I turned earth around to try and spend extra time from my work to come back to see her and she was great every time, last time I saw her was 6 weeks ago and we had a wonderfull time, full of love, in each other's arms.

Now she just turned cold 3 weeks ago, she started by saying she had problems, some of which i know of from other friends such as university and family, I asked if this is what is causing her to drift and she said maybe, then she said no, it is independent.

I feel mistreated because I lose the war without ever fighting a fair battle, she is taking decisions and setting them in stone without even waiting to see what it would be like. 3 weeks ago she said that she doesn't know if she wants to be in a relationship with me before i come back and we see how actually living in the same city and spending everyday life together is for us. I said OK, I don't like that but I can respect it. Now she decided she is not in love anymore. Where did the love go? How could it fizzle in 20 days when it seamed that unbreakable before?

She always used to say that I am one the most important person in her life, from before we dated. How is she going to throw me out without ever knowing how it could have been?
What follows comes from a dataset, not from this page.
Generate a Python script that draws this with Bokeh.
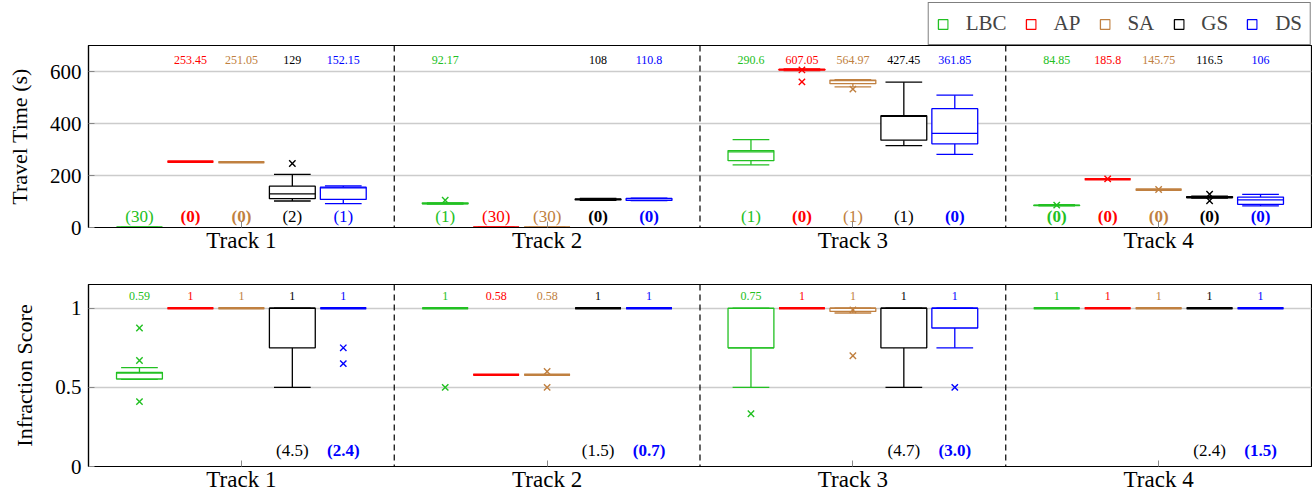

She has to think somethings and evaluate, I am saying this because I know and everybody knows how happy we both were to be together.

She is killing me and destroying everything good that ever was between us. Can she not value that?

It is some time we shared, both of us, we both have pieces of our hearts in certain places and times, how can she burn them like that. And why doesn't she consider my immense pain and love for her? She is breaking her own promises, does she not understand that this drops her value and credibility as a person?

We where so happy together, I know I can be happy with her again, all she has to do is to listen to me carefully and at least try to help me.